A meeting of EU environment ministers in Luxembourg touched on the issue of a low carbon road map but, as expected, failed to make progress.
In March, coal-reliant Poland opposed the other 26 EU member states by refusing to sign up to even vague wording to deepen carbon cuts beyond the EU's 2020 binding target of a 20 percent reduction.
Altmaier, who took office in May, faces the challenge of Germany's "Energiewende" - the transformation of its energy sector following its decision to withdraw from nuclear power.
To encourage investment in renewables, Germany needs signals to investors such as a stronger carbon price and a promise of deeper emissions cuts.

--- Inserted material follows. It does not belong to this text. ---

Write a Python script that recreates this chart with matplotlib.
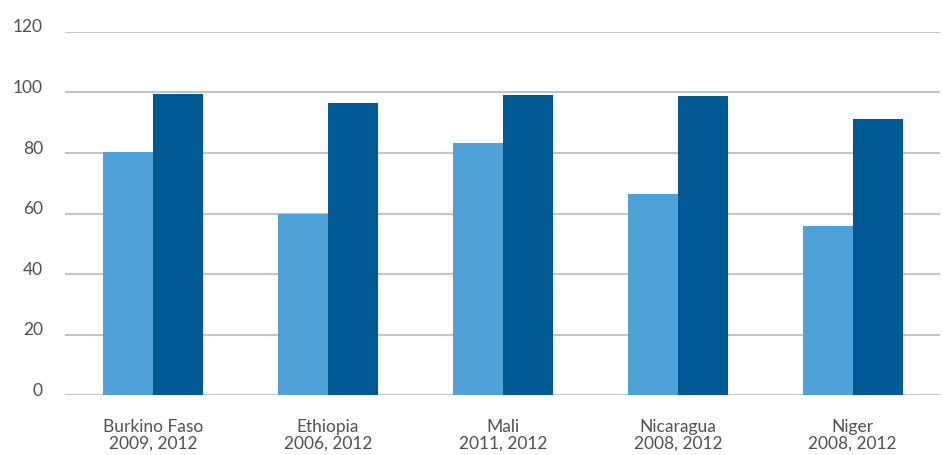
import matplotlib.pyplot as plt
import matplotlib.transforms as mtransforms
import numpy as np

countries = ["Burkino Faso", "Ethiopia", "Mali", "Nicaragua", "Niger"]
years = ["2009, 2012", "2006, 2012", "2011, 2012", "2008, 2012", "2008, 2012"]
first_survey = [80.3, 60.0, 83.2, 66.5, 56.0]
second_survey = [99.5, 96.5, 99.2, 98.7, 91.2]
y_ticks = [0, 20, 40, 60, 80, 100, 120]


def main() -> None:
    plt.rcParams["font.family"] = ["Lato", "DejaVu Sans"]
    fig = plt.figure(figsize=(9.43, 4.55), dpi=100)
    ax = fig.add_axes([0.069, 0.131, 0.928, 0.799])

    x = np.arange(len(countries))
    width = 0.286
    ax.bar(x - width / 2, first_survey, width=width, color="#4fa2d7", zorder=3)
    ax.bar(x + width / 2, second_survey, width=width, color="#005994", zorder=3)

    ax.set_xlim(-0.503, 4.5)
    ax.set_ylim(0, 120)
    ax.set_yticks(y_ticks)
    ax.yaxis.grid(True, color="#c4c4c4", linewidth=1.5, zorder=0)
    for side in ["top", "right", "left", "bottom"]:
        ax.spines[side].set_visible(False)
    ax.tick_params(axis="both", length=0, labelsize=12.5, colors="#505050")
    ax.tick_params(axis="y", pad=16)
    ax.tick_params(axis="x", pad=17)

    ax.set_xticks(x)
    ax.set_xticklabels([f"{c}\n{y}" for c, y in zip(countries, years)], linespacing=1.05)

    shift = mtransforms.ScaledTranslation(0, 6 / 100, fig.dpi_scale_trans)
    for label in ax.get_yticklabels():
        label.set_transform(label.get_transform() + shift)

    fig.savefig("out.png", dpi=100)
    plt.close(fig)


if __name__ == "__main__":
    main()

Altmaier said he had asked for a road map debate on Monday because it was necessary to keep the discussion alive.
"It was our request to the Danish presidency to put the road map on the agenda. It was clear from the beginning there could not be a definitive agreement today," Altmaier told Reuters. "We consider it important to keep the pressure up."
Previous discussion of bigger carbon cuts has been tense, with Poland objecting that they could damage its economy.
Altmaier said he would continue bilateral talks with Poland to try to achieve a compromise based on "a good personal relationship", but he declined to disclose details.
France's newly appointed Ecology and Energy Minister Nicole Bricq told reporters she too had been asked to take part in talks to win Poland over.
EU ministers have also been deadlocked over an Energy Efficiency Directive, which enters the final stages of negotiation this week.
The Danish EU presidency, with backing from the Commission, has made a deal on energy efficiency a priority for its six months at the head of EU debate, which expires at the end of June.
Martin Lidegaard, Denmark's energy minister, said there had been progress but it was not yet certain Denmark could seal a deal.
Part of the difficulty has been reluctance by Germany to come up with a clear position.
Altmaier said the responsibility was not entirely his.
"The competency is divided between two ministries," he said, referring to the German economy ministry's responsibility for the Energy Efficiency Directive.
"I am quite optimistic on the final result. I trust the Danish presidency's commitment to achieve an acceptable compromise."
Altmaier refused to be drawn on specifics.
"We will reconsider our targets and our goals with a view to enhancing the chances for success. This includes an enormous effort with regard to energy efficiency," he said.
Polish Environment Minister Marcin Korolec was dismissive of any progress towards deeper carbon cuts.
"During the lunch this point was discussed for probably a minute," he was quoted as saying by the Polish press agency PAP.